June 16, 2000 | By: Laura Skillman

John Miller ensures he has plenty of produce for his customers by supplementing what he grows with purchases from the Fairview Produce Auction Inc.

The auction is in its fourth year and everything from apples to zucchini can be found at the market which has sales on Tuesdays, Thursdays and Fridays.

Miller, of Slaughters, said he uses the market for buying and selling.

"I usually find what I need here and at a good price," he said. "They try to have good quality and that's the only thing I'm interested in. They have quality here and in quantities enough that they take care of what I need."

Miller, who operates a commercial vegetable stand and provides produce to markets in Henderson and Indiana, said he also has used the market to sell some of his overproduction.

"It works excellent for the grower and for the buyer," he said.

The Fairview auction is unique to Kentucky. The idea came from Amish and Mennonite families who moved into western Kentucky from Pennsylvania.

On auction day, produce comes in on horse-drawn buggies and wagons as well as trucks and trailers.

Shares were sold and the money used to buy land and construct the auction facilities. In its first year about $100,000 in produce, flowers and bedding plants were sold. It has grown by about $50,000 a year since then, said Harold Eli, Kentucky State University extension small farm assistant. Hay, straw and firewood are also auctioned on a monthly basis in the summer and twice a month in the fall.

Steve Sauder, auction manager, said the main purpose is to benefit the small, family farm. The small, family farm is an excellent setting for children to grow up in, he said.

With an auction in the community, Sauder said, it makes it possible for small, family farms to grow something profitable.

Bidders include people wanting the vegetables for personal use as well as representatives of stores, restaurants and vegetable stands.

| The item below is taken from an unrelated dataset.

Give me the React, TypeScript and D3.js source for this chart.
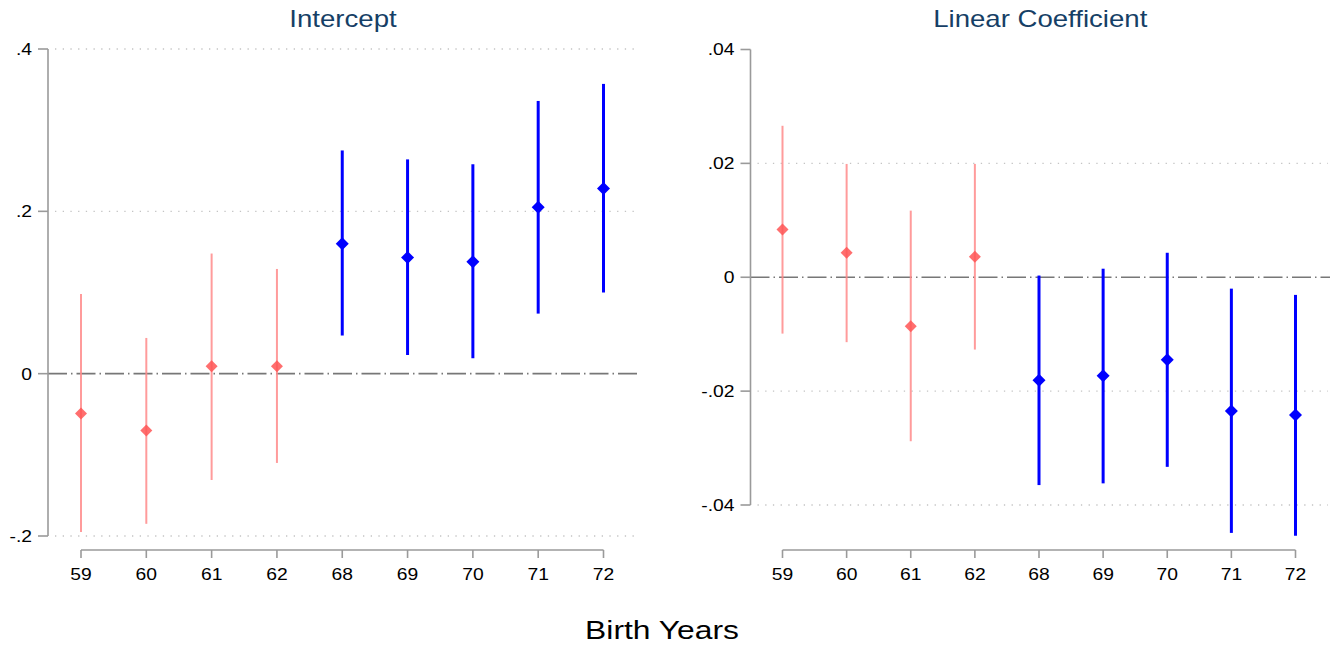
import * as d3 from "d3";

// birth cohorts on the x axis
const years = ["59", "60", "61", "62", "68", "69", "70", "71", "72"];
const cohort = ["pre", "pre", "pre", "pre", "post", "post", "post", "post", "post"];

// intercept estimates and 95% CI
const interceptEst = [-0.049, -0.07, 0.009, 0.009, 0.16, 0.143, 0.138, 0.205, 0.228];
const interceptLo = [-0.195, -0.185, -0.131, -0.11, 0.047, 0.023, 0.019, 0.074, 0.1];
const interceptHi = [0.098, 0.044, 0.148, 0.129, 0.275, 0.264, 0.258, 0.336, 0.357];
const interceptTicks = [-0.2, 0, 0.2, 0.4];
const interceptGrid = [-0.2, 0.2, 0.4];

// linear coefficient estimates and 95% CI
const linearEst = [0.0084, 0.0043, -0.0086, 0.0036, -0.0181, -0.0173, -0.0145, -0.0235, -0.0242];
const linearLo = [-0.0099, -0.0114, -0.0288, -0.0127, -0.0365, -0.0362, -0.0333, -0.0449, -0.0454];
const linearHi = [0.0266, 0.0199, 0.0117, 0.0199, 0.0003, 0.0015, 0.0043, -0.002, -0.0031];
const linearTicks = [-0.04, -0.02, 0, 0.02, 0.04];
const linearGrid = [-0.04, -0.02, 0.02];

const FONT = "'Liberation Sans', Arial, sans-serif";

// stata style: .4, -.02
const fmt = (v: number) => {
  if (v === 0) return "0";
  const s = String(+v.toFixed(3));
  return s.replace(/^(-?)0\./, "$1.");
};

// the original's lettering is a bit wider than Arial, so stretch it a little
function Label(props: {
  x: number;
  y: number;
  size: number;
  sx?: number;
  anchor?: "start" | "middle" | "end";
  fill?: string;
  dy?: string;
  children: React.ReactNode;
}) {
  const { x, y, size, sx = 1.17, anchor = "middle", fill = "#000", dy } = props;
  return (
    <text
      transform={`translate(${x},${y}) scale(${sx},1)`}
      textAnchor={anchor}
      fontSize={size}
      fontFamily={FONT}
      fill={fill}
      dy={dy}
    >
      {props.children}
    </text>
  );
}

type PanelProps = {
  title: string;
  est: number[];
  lo: number[];
  hi: number[];
  ticks: number[];
  grid: number[];
  axisX: number;
  xRange: [number, number];
  yDomain: [number, number];
  yRange: [number, number];
  plotRight: number;
};

function Panel(p: PanelProps) {
  const x = d3.scalePoint<string>().domain(years).range(p.xRange);
  const y = d3.scaleLinear().domain(p.yDomain).range(p.yRange);
  const axisY = 550;
  const diamond = (cx: number, cy: number, r: number) =>
    `M${cx},${cy - r}L${cx + r},${cy}L${cx},${cy + r}L${cx - r},${cy}Z`;

  return (
    <g>
      <Label x={(p.axisX + p.plotRight) / 2} y={27} size={23} sx={1.2} fill="#163f66">
        {p.title}
      </Label>

      {/* gridlines */}
      {p.grid.map((g) => (
        <line
          key={g}
          x1={p.axisX + 7}
          x2={p.plotRight - 2}
          y1={y(g)}
          y2={y(g)}
          stroke="#c4c4c4"
          strokeWidth={1.3}
          strokeDasharray="1.3 6.4"
        />
      ))}

      {/* zero reference */}
      <line
        x1={p.axisX}
        x2={p.plotRight}
        y1={y(0)}
        y2={y(0)}
        stroke="#777"
        strokeWidth={1.6}
        strokeDasharray="19 4 1.5 4"
      />

      {/* y axis */}
      <line x1={p.axisX} x2={p.axisX} y1={y(p.yDomain[1])} y2={y(p.yDomain[0])} stroke="#9a9a9a" strokeWidth={1.6} />
      {p.ticks.map((t) => (
        <g key={t}>
          <line x1={p.axisX - 10} x2={p.axisX} y1={y(t)} y2={y(t)} stroke="#9a9a9a" strokeWidth={1.6} />
          <Label x={p.axisX - 16} y={y(t)} size={16.5} sx={1.17} anchor="end" dy="0.36em">
            {fmt(t)}
          </Label>
        </g>
      ))}

      {/* x axis */}
      <line x1={p.xRange[0]} x2={p.xRange[1]} y1={axisY} y2={axisY} stroke="#9a9a9a" strokeWidth={1.6} />
      {years.map((yr) => (
        <g key={yr}>
          <line x1={x(yr)} x2={x(yr)} y1={axisY} y2={axisY + 8} stroke="#9a9a9a" strokeWidth={1.6} />
          <Label x={x(yr) as number} y={580} size={16.5} sx={1.17}>
            {yr}
          </Label>
        </g>
      ))}

      {/* estimates */}
      {years.map((yr, i) => {
        const pre = cohort[i] === "pre";
        const cx = x(yr) as number;
        return (
          <g key={yr}>
            <line
              x1={cx}
              x2={cx}
              y1={y(p.hi[i])}
              y2={y(p.lo[i])}
              stroke={pre ? "#ff8a8a" : "#0000ff"}
              strokeOpacity={pre ? 0.85 : 1}
              strokeWidth={pre ? 2 : 3}
            />
            <path
              d={diamond(cx, y(p.est[i]), pre ? 6 : 6.5)}
              fill={pre ? "#ff5555" : "#0000ff"}
              fillOpacity={pre ? 0.85 : 1}
            />
          </g>
        );
      })}
    </g>
  );
}

export default function App() {
  return (
    <svg
      width={1332}
      height={645}
      style={{ position: "absolute", left: 0, top: 0, background: "#fff" }}
    >
      <Panel
        title="Intercept"
        est={interceptEst}
        lo={interceptLo}
        hi={interceptHi}
        ticks={interceptTicks}
        grid={interceptGrid}
        axisX={48}
        xRange={[81, 603.5]}
        yDomain={[-0.2, 0.4]}
        yRange={[536, 49]}
        plotRight={638}
      />
      <Panel
        title="Linear Coefficient"
        est={linearEst}
        lo={linearLo}
        hi={linearHi}
        ticks={linearTicks}
        grid={linearGrid}
        axisX={750.5}
        xRange={[782.5, 1295.5]}
        yDomain={[-0.04, 0.04]}
        yRange={[505, 49.5]}
        plotRight={1330}
      />
      <Label x={662} y={639} size={26.5} sx={1.2}>
        Birth Years
      </Label>
    </svg>
  );
}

The University of Kentucky Cooperative Extension Service has aided the farmers in putting together groups of commercial buyers.

"The more buyers we have, the more produce we need, it kind of works hand and hand," said Jay Stone, Christian County extension agent for agriculture and natural resources.

The extension service provides technical support so that farmers can produce top quality crops. UK has also worked with the auction management to put together standard packaging. This allows buyers to know what they are getting and take it directly to their stores, he said.

Produce goes to Hopkinsville, Owensboro and Indiana but the bulk of the commercial buyers come from Clarksville and Nashville, Tenn., with most of the produce going to roadside stands and grocery stores.

Howard Parish of Manitou sold blueberries at last week's auction. Parish said the auction is a good outlet for small farmers to sell produce.

"It's a good thing," he said. "It's been good for me. Not many people from my area have used it so far but I think more will as they learn about it."

Most farmers using the system are from Christian and Todd counties but it is not limited to those growers or to those who hold shares.